* [Objective]: Everything from the opening line of the records below through the line with "import pandas as pd" must be duplicated exactly, pictures left out.
━━━━━ Records for processing ━━━━━
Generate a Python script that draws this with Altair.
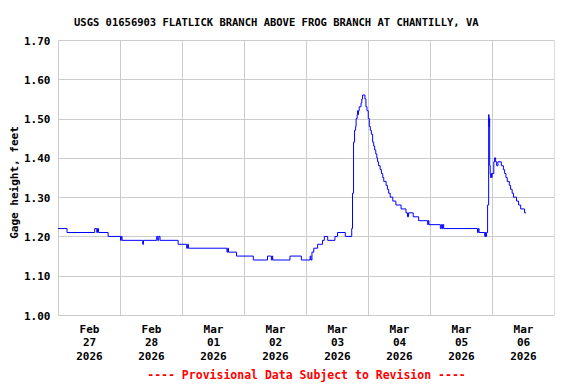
import altair as alt
import pandas as pd

# hours since 2026-02-27 00:00 and gage height (ft), step series
hours = [0, 3.5, 14.2, 15.0, 15.3, 15.7, 19.4, 24.2, 24.5, 24.8, 32.8, 33.1,
         38.2, 38.6, 39.0, 39.5, 46.5, 49.8, 50.2, 50.5, 65.4, 65.7, 66.0, 69.1,
         75.6, 81.1, 82.6, 82.9, 83.1, 89.8, 94.2, 97.6, 97.9, 98.3, 99.0, 100.5,
         102.4, 103.1, 104.4, 107.2, 108.2, 111.2, 113.7, 114.0, 114.4, 114.8,
         115.2, 115.4, 115.8, 116.0, 116.1, 116.3, 116.6, 117.3, 117.6, 117.9,
         118.8, 119.2, 119.6, 120.1, 120.5, 120.9, 121.3, 121.8, 122.2, 122.6,
         123.0, 123.4, 123.7, 124.1, 124.7, 125.2, 125.7, 126.1, 127.0, 127.5,
         128.0, 128.6, 129.6, 130.8, 132.8, 134.7, 135.3, 135.7, 137.5, 139.6,
         143.1, 143.3, 143.6, 148.0, 148.4, 148.8, 149.0, 149.3, 162.4, 162.7,
         163.0, 165.2, 165.4, 165.6, 165.9, 166.3, 166.7, 166.85, 167.0, 167.1,
         167.3, 167.5, 167.7, 167.9, 168.0, 168.7, 169.0, 169.4, 169.8, 170.3,
         171.6, 172.4, 172.9, 173.4, 173.9, 174.7, 175.2, 175.8, 176.3, 177.5,
         178.3, 179.1, 180.6, 181.2]
gage = [1.22, 1.21, 1.22, 1.21, 1.22, 1.21, 1.20, 1.19, 1.20, 1.19, 1.18, 1.19,
        1.20, 1.19, 1.20, 1.19, 1.18, 1.17, 1.18, 1.17, 1.16, 1.17, 1.16, 1.15,
        1.14, 1.15, 1.14, 1.15, 1.14, 1.15, 1.14, 1.15, 1.14, 1.16, 1.17, 1.18,
        1.19, 1.20, 1.19, 1.20, 1.21, 1.20, 1.22, 1.31, 1.44, 1.47,
        1.48, 1.50, 1.51, 1.52, 1.51, 1.52, 1.53, 1.54, 1.55, 1.56,
        1.55, 1.53, 1.52, 1.50, 1.48, 1.47, 1.46, 1.44, 1.43, 1.42,
        1.41, 1.40, 1.39, 1.38, 1.37, 1.36, 1.35, 1.34, 1.33, 1.32,
        1.31, 1.30, 1.29, 1.28, 1.27, 1.26, 1.25, 1.26, 1.25, 1.24,
        1.23, 1.24, 1.23, 1.22, 1.23, 1.22, 1.23, 1.22, 1.21, 1.22,
        1.21, 1.20, 1.21, 1.20, 1.21, 1.28, 1.51, 1.48, 1.50, 1.38,
        1.36, 1.35, 1.36, 1.35, 1.36, 1.39, 1.40, 1.39, 1.38, 1.39,
        1.38, 1.37, 1.36, 1.35, 1.34, 1.33, 1.32, 1.31, 1.30, 1.29,
        1.28, 1.27, 1.26, 1.26]

y_ticks = [1.00, 1.10, 1.20, 1.30, 1.40, 1.50, 1.60, 1.70]
day_ticks = [(2, 27), (2, 28), (3, 1), (3, 2), (3, 3), (3, 4), (3, 5), (3, 6)]
x_start = (2, 27)
x_end = (3, 7)

start = pd.Timestamp("2026-02-27T00:00:00")
times = [(start + pd.Timedelta(hours=h)).strftime("%Y-%m-%dT%H:%M:%SZ") for h in hours]
df = pd.DataFrame({"time": times, "gage": gage})

FONT = "DejaVu Sans Mono"

def dt(md):
    return alt.DateTime(year=2026, month=md[0], date=md[1], utc=True)

chart = alt.Chart(df).mark_line(
    interpolate="step-after", color="#0000FF", strokeWidth=1
).encode(
    x=alt.X("time:T",
            scale=alt.Scale(type="utc", domain=[dt(x_start), dt(x_end)]),
            axis=alt.Axis(
                values=[dt(d) for d in day_ticks],
                labelExpr="[utcFormat(datum.value, '%b'), utcFormat(datum.value, '%d'), utcFormat(datum.value, '%Y')]",
                labelOffset=31, labelOverlap=False, labelAlign="center",
                labelBaseline="top", labelLineHeight=13.5,
                labelFont=FONT, labelFontSize=11, labelFontWeight="bold", labelColor="black",
                labelPadding=8, ticks=False, tickSize=0, domain=False,
                grid=True, gridColor="#CCCCCC", gridWidth=1,
                title="---- Provisional Data Subject to Revision ----",
                titleFont=FONT, titleFontSize=11.5, titleFontWeight="bold",
                titleColor="#FF0000", titlePadding=8,
            )),
    y=alt.Y("gage:Q",
            scale=alt.Scale(domain=[1.0, 1.7], nice=False, zero=False),
            axis=alt.Axis(
                values=y_ticks, format=".2f",
                labelFont=FONT, labelFontSize=11, labelFontWeight="bold", labelColor="black",
                labelPadding=8, labelOffset=1, ticks=False, tickSize=0, domain=False,
                grid=True, gridColor="#CCCCCC", gridWidth=1,
                title="Gage height, feet", titleFont=FONT, titleFontSize=11,
                titleFontWeight="bold", titleColor="black",
                titleX=-41, titleY=142, titleAngle=-90, titleAlign="center",
                titleBaseline="alphabetic",
            )),
).properties(
    width=496, height=275,
    title=alt.TitleParams(
        text="USGS 01656903 FLATLICK BRANCH ABOVE FROG BRANCH AT CHANTILLY, VA",
        font=FONT, fontSize=10.5, fontWeight="bold", color="black",
        anchor="start", frame="group", dx=16, dy=17, offset=16, baseline="alphabetic",
    ),
    autosize=alt.AutoSizeParams(type="none"),
    padding={"left": 50, "top": 32, "right": 14, "bottom": 67},
).configure_view(
    stroke="black", strokeWidth=1
).configure(background="white")

chart.save("out.html", embed_options={"renderer": "svg", "actions": False})
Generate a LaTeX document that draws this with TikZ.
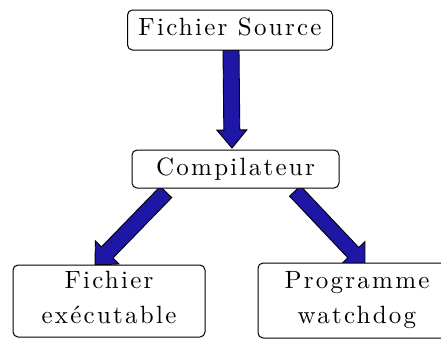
\documentclass[tikz,border=0pt]{standalone}
\usepackage{fontspec}
\usetikzlibrary{calc}
\newfontfamily\boxfont{lmroman10-regular.otf}[LetterSpace=9]
\definecolor{arrowblue}{RGB}{30,22,165}
\tikzset{
  box/.style={draw=black, line width=1pt, fill=white, rounded corners=5pt, inner sep=0pt,
    align=center, font=\boxfont\fontsize{25}{35}\selectfont},
}
\newcommand{\blockarr}[5]{% start, end, shaft half, head half, head length
  \coordinate (hb) at ($(#2)!#5!(#1)$);
  \filldraw[fill=arrowblue, draw=black, line width=0.9pt, line join=miter]
    ($(#1)!#3!90:(#2)$) -- ($(hb)!#3!90:(#2)$) -- ($(hb)!#4!90:(#2)$) -- (#2)
    -- ($(hb)!#4!-90:(#2)$) -- ($(hb)!#3!-90:(#2)$) -- ($(#1)!#3!-90:(#2)$) -- cycle;
}
\begin{document}
\begin{tikzpicture}[x=1pt,y=-1pt]
\clip (0,0) rectangle (441,340);
\fill[white] (0,0) rectangle (441,340);
% arrow end points
\coordinate (a1) at (231,50);
\coordinate (b1) at (232,148);
\coordinate (a2) at (166,192);
\coordinate (b2) at (95,265);
\coordinate (a3) at (295,191);
\coordinate (b3) at (365,265);
\blockarr{a1}{b1}{8pt}{15pt}{18pt}
\blockarr{a2}{b2}{8pt}{16.5pt}{17.5pt}
\blockarr{a3}{b3}{7.5pt}{16pt}{17pt}
% boxes
\node[box, minimum width=205pt, minimum height=40pt, text depth=6pt] (src) at (230,30) {Fichier Source};
\node[box, minimum width=207pt, minimum height=38pt] (comp) at (235.5,169) {Compilateur};
\node[box, minimum width=192pt, minimum height=72pt] (exe) at (109,301) {Fichier\\exécutable\\[-27pt]\mbox{}};
\node[box, minimum width=198pt, minimum height=75pt] (wd) at (357,300.5) {Programme\\watchdog};
\end{tikzpicture}
\end{document}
━━━━━
* [Result of this exercise]:
Generate a Python script that draws this with Altair.
import altair as alt
import pandas as pd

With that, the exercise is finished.